The new House Education Committee chairman, Danny Hamrick, R-Harrison, also talked more broadly about workforce development, saying he hadn’t yet studied many of the bill’s details. Hamrick attended Fairmont State.

“The bill coming from the Senate, I have some of the same questions others have asked — to make sure the focus of the bill isn’t just to get associates degrees,” Hamrick said.

He advocated for portions of the bill covering certificate-based programs that have relatively short training periods but significant wage possibilities.

“As long as it’s focused on filling that middle skills gap that we have and getting people more interested in those jobs that we have in West Virginia and increasing participation in the workforce, I think it’s absolutely a great idea.”

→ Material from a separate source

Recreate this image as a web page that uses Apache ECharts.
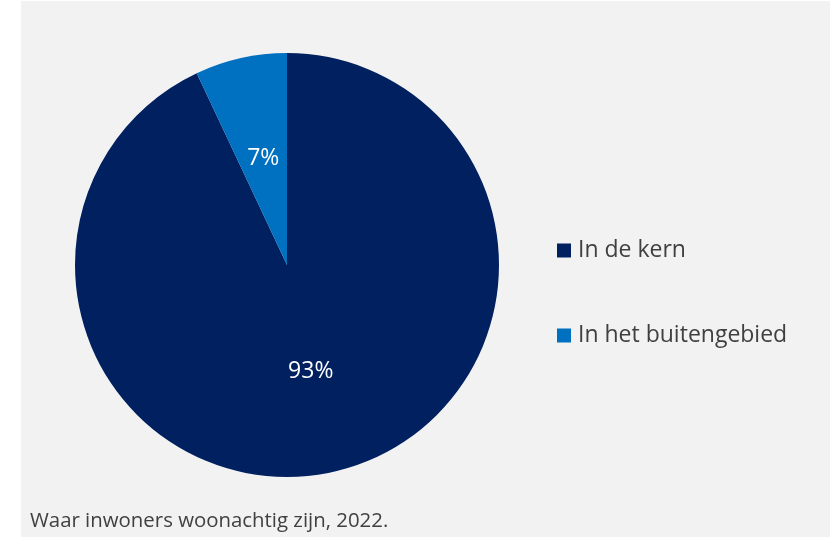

Hamrick also described the results in Tennessee as a success that could be replicated in West Virginia.

“All the facts that I’ve seen look at the program look like a success there,” Hamrick said. “As long as we’re careful and review all the details of the bill, it could be very vital in helping us close that middle skills gap.”

So the debate picks up this week on Senate Bill 1.

Fairmont State’s Martin hopes the conversation steers toward changing the bill to include regional colleges or to narrow the focus to programs offered exclusively at community colleges.

“We don’t offer certificates in welding or in roofing or in plumbing. That’s what the community colleges offer uniquely, and that’s the original intent of the bill — to get people towards those careers. Well then that needs to be said, that needs to be specified, that needs to be articulated,” she said.

“Because if it’s not, the unintended consequence will be disastrous for higher education in West Virginia.”